Canvassing an idea in the church doesn't make it Adventist. Running it in a major denominational publication doesn't either. Nor does publishing something in a location outside of the church's flagship journals make it Adventist or non-Adventist. Adventism is defined by ideas about God.
When the General Conference Session says these 27 points stand for our best current understanding of ideas about God that He wants highlighted at this time, that counts heavily. That's a formal statement coming from the authority of the worldwide SDA church, and it should be respected. I'm glad to be one who upholds these teachings. What a privilege!
When someone says to pass by the doctrine and just give me Jesus, Jesus, Jesus, they are presenting something of their own ideas about God. It may be truth or it may be error, but it is an idea about God, and its expression doesn't make it truth. It either was truth before it was expressed, or it was not and is not truth even after expressed.
Ideas about God are important. A church should have ideas about God. You can't copyright one. It would be obvious that we had caved-in entirely to the secular world if we trademarked our ideas about God. Imagine a sentence where the author had to write, "Now in the investigative judgmentTM it is taught that God is going over the records of every individual professing salvation in Christ." Absurd, I know. But we make a point. Ideas are valid or invalid in and of themselves. They are important to a church. Ideas about God have a lot to do with separating us from other churches, both in what we believe and in how we behave.
Regular Adventists, it has seemed to me in my travels, tend to be those who love Jesus, they love the third angel's message. They want to be sound in how they live it and thoughtful in how they give it. They read from the Bible and the Spirit of Prophecy. They measure by these. They become concerned when they see developments within the church that don't harmonize with these sources. They get branded as conservative, legalist, traditionalist, off-shoot. Critical of the church, you name it; anything to de-legitimize their ideas. This is because there is a battle underway over ideas about God in our church.
We have become used to this. We tend to allow ourselves to be identified as "conservative" Adventists, and maybe we are. But it seems to me that really, when it comes down to ideas about God, "conservative" Adventists are just regular Adventists. We play into the hands of those with mutually exclusive ideas about God when we accept the label "conservative." We might want to, when we are called this, clarify by saying, "No, I'm just a regular Adventist."
Truth is truth; an idea about God is an idea about God.

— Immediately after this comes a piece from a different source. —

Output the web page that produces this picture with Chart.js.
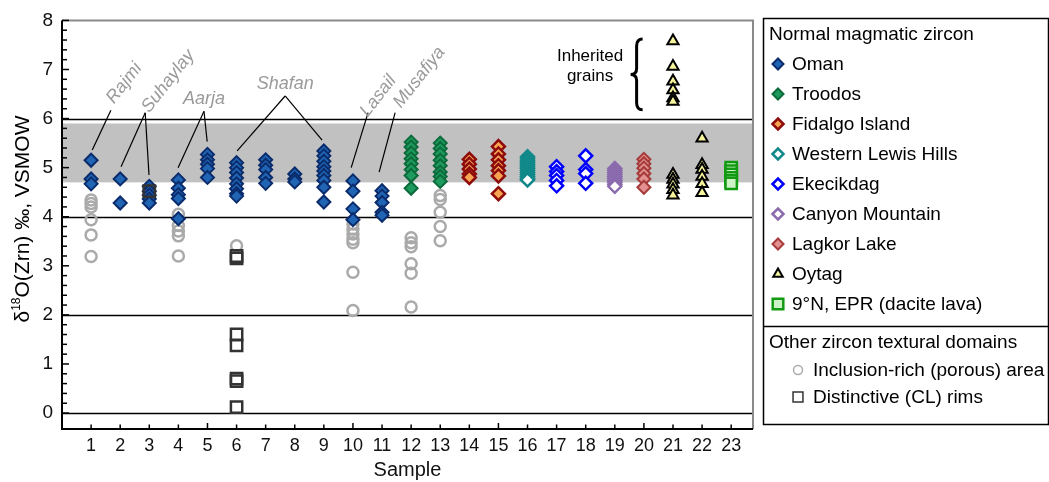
<!DOCTYPE html>
<html>
<head>
<meta charset="utf-8">
<script src="https://cdn.jsdelivr.net/npm/chart.js@4.4.0/dist/chart.umd.min.js"></script>
<style>
html, body { margin: 0; padding: 0; background: #fff; }
</style>
</head>
<body>
<canvas id="zirconChart" width="1049" height="482"></canvas>
<script>
const FONT = '"Liberation Sans", Arial, sans-serif';

// sample numbers on the x axis
const samples = [1, 2, 3, 4, 5, 6, 7, 8, 9, 10, 11, 12, 13, 14, 15, 16, 17, 18, 19, 20, 21, 22, 23];
const yTicks = [0, 1, 2, 3, 4, 5, 6, 7, 8];

// normal magmatic zircon, d18O per sample
const omanSamples = [1, 2, 3, 4, 5, 6, 7, 8, 9, 10, 11];
const omanValues = [
    [5.15, 4.77, 4.67],
    [4.77, 4.28],
    [4.62, 4.52, 4.44, 4.36, 4.28],
    [4.75, 4.58, 4.45, 4.37, 3.96],
    [5.27, 5.16, 5.07, 4.98, 4.8],
    [5.1, 5.0, 4.9, 4.79, 4.67, 4.57, 4.47, 4.42],
    [5.16, 5.05, 4.96, 4.8, 4.68],
    [4.87, 4.77, 4.71],
    [5.34, 5.24, 5.13, 5.02, 4.93, 4.84, 4.74, 4.6, 4.3],
    [4.73, 4.52, 4.16, 3.94],
    [4.53, 4.42, 4.29, 4.09, 4.03]
];
const troodosSamples = [12, 13];
const troodosValues = [
    [5.52, 5.42, 5.3, 5.18, 5.08, 4.96, 4.84, 4.58],
    [5.5, 5.39, 5.28, 5.15, 5.04, 4.91, 4.82, 4.72]
];
const fidalgoSamples = [14, 15];
const fidalgoValues = [
    [5.17, 5.07, 4.97, 4.87, 4.8],
    [5.43, 5.28, 5.16, 5.04, 4.94, 4.83, 4.47]
];
const lewisSamples = [16];
const lewisValues = [[5.22, 5.18, 5.14, 5.1, 5.06, 5.02, 4.98, 4.94, 4.9, 4.86, 4.82, 4.78, 4.75]];
const ekecikSamples = [17, 18];
const ekecikValues = [
    [5.02, 4.92, 4.84, 4.74, 4.63],
    [5.24, 4.96, 4.88, 4.68]
];
const canyonSamples = [19];
const canyonValues = [[4.98, 4.94, 4.9, 4.86, 4.82, 4.78, 4.74, 4.7, 4.66, 4.62]];
const lagkorSamples = [20];
const lagkorValues = [[5.17, 5.08, 4.99, 4.88, 4.77, 4.6]];
const oytagSamples = [21, 22];
const oytagValues = [
    [7.58, 7.06, 6.76, 6.58, 6.42, 6.35, 4.86, 4.76, 4.66, 4.55, 4.44],
    [5.6, 5.06, 4.96, 4.82, 4.67, 4.49]
];
const eprSamples = [23];
const eprValues = [[5.0, 4.93, 4.86, 4.79, 4.73, 4.68]];

// other textural domains
const porousSamples = [1, 4, 6, 10, 12, 13];
const porousValues = [
    [4.34, 4.27, 4.2, 3.94, 3.63, 3.19],
    [4.05, 3.82, 3.71, 3.61, 3.2],
    [3.41],
    [3.85, 3.75, 3.65, 3.54, 3.47, 2.87, 2.09],
    [3.57, 3.47, 3.39, 3.04, 2.85, 2.16],
    [4.43, 4.35, 4.09, 3.8, 3.51]
];
const rimSamples = [3, 6];
const rimValues = [
    [4.52],
    [3.2, 3.15, 1.6, 1.38, 0.7, 0.65, 0.12]
];

// gray reference band and black guide lines
const bandRange = [4.7, 5.9];
const guideLines = [0, 2, 4, 6];

// locality labels: text, label anchor, angle, leader lines [x1,y1,x2,y2]
const localityLabels = [
    { text: 'Rajmi', at: [2.14, 6.72], angle: -52, lines: [[1.68, 6.17, 1.04, 5.36]] },
    { text: 'Suhaylay', at: [3.65, 6.76], angle: -52, lines: [[2.86, 6.12, 2.03, 5.02], [2.86, 6.12, 2.99, 4.85]] },
    { text: 'Aarja', at: [4.88, 6.4], angle: 0, lines: [[4.88, 6.15, 3.99, 5.0], [4.88, 6.15, 4.99, 5.53]] },
    { text: 'Shafan', at: [7.67, 6.7], angle: 0, lines: [[7.67, 6.46, 6.02, 5.34], [7.67, 6.46, 8.94, 5.56]] },
    { text: 'Lasail', at: [10.87, 6.46], angle: -52, lines: [[10.52, 6.12, 9.94, 5.0]] },
    { text: 'Musafiya', at: [12.28, 6.84], angle: -52, lines: [[11.45, 6.12, 10.9, 4.91]] }
];

function toPoints(sampleList, valueList) {
    const pts = [];
    sampleList.forEach((s, i) => {
        valueList[i].forEach(v => pts.push({ x: s, y: v }));
    });
    return pts;
}

const styles = {
    oman:    { pointStyle: 'rectRot', radius: 6.5, fill: '#2064b4', border: '#0b2c6c', width: 2 },
    troodos: { pointStyle: 'rectRot', radius: 6.5, fill: '#1d9b5d', border: '#0c6a3b', width: 2 },
    fidalgo: { pointStyle: 'rectRot', radius: 6.5, fill: '#f6a352', border: '#8e0b0b', width: 2.5 },
    lewis:   { pointStyle: 'rectRot', radius: 6.5, fill: '#ffffff', border: '#11898a', width: 2.5 },
    ekecik:  { pointStyle: 'rectRot', radius: 6.5, fill: '#ffffff', border: '#0000ff', width: 2.5 },
    canyon:  { pointStyle: 'rectRot', radius: 6.5, fill: '#ffffff', border: '#8a6bad', width: 2.5 },
    lagkor:  { pointStyle: 'rectRot', radius: 6.5, fill: '#e49090', border: '#a53b3b', width: 2 },
    oytag:   { pointStyle: 'triangle', radius: 6.5, fill: '#f7f59c', border: '#000000', width: 2 },
    epr:     { pointStyle: 'rect', radius: 8, fill: '#cdf2c6', border: '#129a12', width: 2.5 },
    porous:  { pointStyle: 'circle', radius: 5.5, fill: 'rgba(0,0,0,0)', border: '#aaaaaa', width: 2.5 },
    rim:     { pointStyle: 'rect', radius: 8, fill: 'rgba(0,0,0,0)', border: '#333333', width: 2.5 }
};

function series(label, sampleList, valueList, st, order) {
    return {
        label: label,
        data: toPoints(sampleList, valueList),
        order: order,
        pointStyle: st.pointStyle,
        pointRadius: st.radius,
        pointHoverRadius: st.radius,
        pointBackgroundColor: st.fill,
        pointBorderColor: st.border,
        pointBorderWidth: st.width,
        pointHoverBorderWidth: st.width
    };
}

const datasets = [
    series('Oman', omanSamples, omanValues, styles.oman, 2),
    series('Troodos', troodosSamples, troodosValues, styles.troodos, 2),
    series('Fidalgo Island', fidalgoSamples, fidalgoValues, styles.fidalgo, 2),
    series('Western Lewis Hills', lewisSamples, lewisValues, styles.lewis, 2),
    series('Ekecikdag', ekecikSamples, ekecikValues, styles.ekecik, 2),
    series('Canyon Mountain', canyonSamples, canyonValues, styles.canyon, 2),
    series('Lagkor Lake', lagkorSamples, lagkorValues, styles.lagkor, 2),
    series('Oytag', oytagSamples, oytagValues, styles.oytag, 2),
    series('9°N, EPR (dacite lava)', eprSamples, eprValues, styles.epr, 2),
    series('Inclusion-rich (porous) area', porousSamples, porousValues, styles.porous, 3),
    series('Distinctive (CL) rims', rimSamples, rimValues, styles.rim, 1)
];

const legendEntries = [
    ['Oman', styles.oman], ['Troodos', styles.troodos], ['Fidalgo Island', styles.fidalgo],
    ['Western Lewis Hills', styles.lewis], ['Ekecikdag', styles.ekecik], ['Canyon Mountain', styles.canyon],
    ['Lagkor Lake', styles.lagkor], ['Oytag', styles.oytag], ['9°N, EPR (dacite lava)', styles.epr]
];
const otherEntries = [
    ['Inclusion-rich (porous) area', styles.porous], ['Distinctive (CL) rims', styles.rim]
];

function marker(ctx, st, x, y, radius) {
    ctx.save();
    ctx.fillStyle = st.fill;
    ctx.strokeStyle = st.border;
    ctx.lineWidth = st.width;
    Chart.helpers.drawPoint(ctx, { pointStyle: st.pointStyle, radius: radius, rotation: 0, borderWidth: st.width }, x, y);
    ctx.restore();
}

const decorations = {
    id: 'decorations',
    beforeDatasetsDraw(chart) {
        const { ctx, chartArea: a, scales: { x, y } } = chart;
        ctx.save();
        // band
        ctx.fillStyle = '#c1c1c1';
        const bTop = y.getPixelForValue(bandRange[1]);
        const bBot = y.getPixelForValue(bandRange[0]);
        ctx.fillRect(a.left, bTop, a.right - a.left, bBot - bTop);
        // guide lines
        ctx.strokeStyle = '#000';
        ctx.lineWidth = 1.5;
        guideLines.forEach(v => {
            const py = Math.round(y.getPixelForValue(v)) + 0.5;
            ctx.beginPath();
            ctx.moveTo(a.left, py);
            ctx.lineTo(a.right, py);
            ctx.stroke();
        });
        // locality labels
        ctx.lineWidth = 1.2;
        localityLabels.forEach(lab => {
            lab.lines.forEach(l => {
                ctx.beginPath();
                ctx.moveTo(x.getPixelForValue(l[0]), y.getPixelForValue(l[1]));
                ctx.lineTo(x.getPixelForValue(l[2]), y.getPixelForValue(l[3]));
                ctx.stroke();
            });
            ctx.save();
            ctx.translate(x.getPixelForValue(lab.at[0]), y.getPixelForValue(lab.at[1]));
            ctx.rotate(lab.angle * Math.PI / 180);
            ctx.fillStyle = '#9a9a9a';
            ctx.font = 'italic 18px ' + FONT;
            ctx.textAlign = 'center';
            ctx.textBaseline = 'middle';
            ctx.fillText(lab.text, 0, 0);
            ctx.restore();
        });
        // inherited grains note
        ctx.fillStyle = '#000';
        ctx.font = '17px ' + FONT;
        ctx.textAlign = 'center';
        ctx.textBaseline = 'middle';
        ctx.fillText('Inherited', x.getPixelForValue(18.15), y.getPixelForValue(7.27));
        ctx.fillText('grains', x.getPixelForValue(18.15), y.getPixelForValue(6.86));
        const bx = x.getPixelForValue(19.75);
        const yT = y.getPixelForValue(7.62);
        const yB = y.getPixelForValue(6.18);
        const mid = (yT + yB) / 2;
        ctx.lineWidth = 3;
        ctx.beginPath();
        ctx.moveTo(bx + 6, yT);
        ctx.quadraticCurveTo(bx, yT, bx, yT + 7);
        ctx.lineTo(bx, mid - 6);
        ctx.quadraticCurveTo(bx, mid, bx - 6, mid);
        ctx.quadraticCurveTo(bx, mid, bx, mid + 6);
        ctx.lineTo(bx, yB - 7);
        ctx.quadraticCurveTo(bx, yB, bx + 6, yB);
        ctx.stroke();
        ctx.restore();
    },
    afterDraw(chart) {
        const { ctx, chartArea: a, scales: { x, y } } = chart;
        ctx.save();
        // frame
        ctx.lineWidth = 2;
        ctx.strokeStyle = '#8a8a8a';
        ctx.beginPath();
        ctx.moveTo(a.left, a.top);
        ctx.lineTo(a.right, a.top);
        ctx.lineTo(a.right, a.bottom);
        ctx.stroke();
        ctx.strokeStyle = '#000';
        ctx.beginPath();
        ctx.moveTo(a.left, a.top);
        ctx.lineTo(a.left, a.bottom);
        ctx.lineTo(a.right, a.bottom);
        ctx.stroke();
        // inward ticks
        ctx.lineWidth = 1.5;
        for (let i = 0; i <= 40; i++) {
            const py = y.getPixelForValue(i / 5);
            const len = i % 5 === 0 ? 7 : 5;
            ctx.beginPath();
            ctx.moveTo(a.left, py);
            ctx.lineTo(a.left + len, py);
            ctx.stroke();
        }
        for (let i = 0; i <= 23; i++) {
            const px = x.getPixelForValue(i);
            const len = i % 5 === 0 ? 6 : 4.5;
            ctx.beginPath();
            ctx.moveTo(px, a.bottom);
            ctx.lineTo(px, a.bottom - len);
            ctx.stroke();
        }
        // y axis title with superscript
        ctx.translate(23, 219);
        ctx.rotate(-Math.PI / 2);
        ctx.fillStyle = '#000';
        ctx.textBaseline = 'middle';
        ctx.textAlign = 'left';
        const big = '21px ' + FONT;
        const small = '12px ' + FONT;
        const parts = [['δ', big, 0], ['18', small, -6], ['O(Zrn) ‰, VSMOW', big, 0]];
        let total = 0;
        parts.forEach(p => { ctx.font = p[1]; total += ctx.measureText(p[0]).width; });
        let cx = -total / 2;
        parts.forEach(p => {
            ctx.font = p[1];
            ctx.fillText(p[0], cx, p[2]);
            cx += ctx.measureText(p[0]).width;
        });
        ctx.restore();

        // legend box
        ctx.save();
        ctx.strokeStyle = '#000';
        ctx.lineWidth = 1.5;
        ctx.strokeRect(763.5, 18.5, 285, 406);
        ctx.beginPath();
        ctx.moveTo(763.5, 326.5);
        ctx.lineTo(1049, 326.5);
        ctx.stroke();
        ctx.fillStyle = '#000';
        ctx.textBaseline = 'middle';
        ctx.textAlign = 'left';
        ctx.font = '19px ' + FONT;
        ctx.fillText('Normal magmatic zircon', 769, 35);
        legendEntries.forEach((e, i) => {
            const ly = 64 + i * 30;
            const r = e[1].pointStyle === 'rect' ? 7.5 : 5.5;
            marker(ctx, e[1], 778, ly, r);
            ctx.fillStyle = '#000';
            ctx.font = '19px ' + FONT;
            ctx.fillText(e[0], 792, ly + 1);
        });
        ctx.fillText('Other zircon textural domains', 769, 343);
        otherEntries.forEach((e, i) => {
            const ly = 370 + i * 27;
            const st = Object.assign({}, e[1], { width: 1.5 });
            marker(ctx, st, 798, ly, e[1].pointStyle === 'rect' ? 7 : 4.5);
            ctx.fillStyle = '#000';
            ctx.font = '19px ' + FONT;
            ctx.fillText(e[0], 813, ly + 1);
        });
        ctx.restore();
    }
};

const ctx = document.getElementById('zirconChart').getContext('2d');
const zirconChart = new Chart(ctx, {
    type: 'scatter',
    data: { datasets: datasets },
    options: {
        responsive: false,
        animation: false,
        layout: { padding: { top: 19, right: 296, left: 0, bottom: 0 } },
        plugins: {
            legend: { display: false },
            tooltip: { enabled: false }
        },
        scales: {
            x: {
                type: 'linear',
                min: 0,
                max: 23.75,
                afterFit: s => { s.height = 53; },
                afterBuildTicks: s => { s.ticks = samples.map(v => ({ value: v })); },
                grid: { display: false, drawTicks: false },
                border: { display: false },
                ticks: { color: '#111', padding: 6, font: { size: 18, family: FONT } },
                title: { display: true, text: 'Sample', color: '#111', padding: 0, font: { size: 20, family: FONT } }
            },
            y: {
                type: 'linear',
                min: -0.325,
                max: 8,
                afterFit: s => { s.width = 62; },
                afterBuildTicks: s => { s.ticks = yTicks.map(v => ({ value: v })); },
                grid: { display: false, drawTicks: false },
                border: { display: false },
                ticks: { color: '#111', padding: 9, font: { size: 19, family: FONT } }
            }
        }
    },
    plugins: [decorations]
});
</script>
</body>
</html>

Perception can be adjusted, turned to good or not good. Those pressing forward an agenda composed of ideas about God that cannot harmonize with what Adventism is in its essence, are spinning perceptions. They are trying to reposition you as a conservative Adventist, because then you're views are just those views, views they may feel they have long ago discredited.
But if you are really just a regular Adventist, say so. They can try for spin-cycle if they want, but you just keep right on reading your Bible, believing the counsel God gave us through the Spirit of Prophecy; keep right on teaching your children to keep the Sabbath and avoid worldly music; don't stop insisting that your church baptize only persons who have undergone a meaningful preparation for it and who are converted. When you feel something presenting a mistaken idea about God has been published on the denominational press, don't hesitate to write and call them on it. This is the solution to spin-cycle. Hang in there, stay right there; editors come and editors go, but the truth is still the truth is still the truth is still the truth. You can spin it 80 times and it will still be the truth. It will still have its peculiar texture, its identifiable markings. And it is plain old regular Adventists who can make a difference between spin-cycle and finishing the work. You regular Adventists keep on sharing the ideas about God that led you to embrace Adventism. Let's see what happens.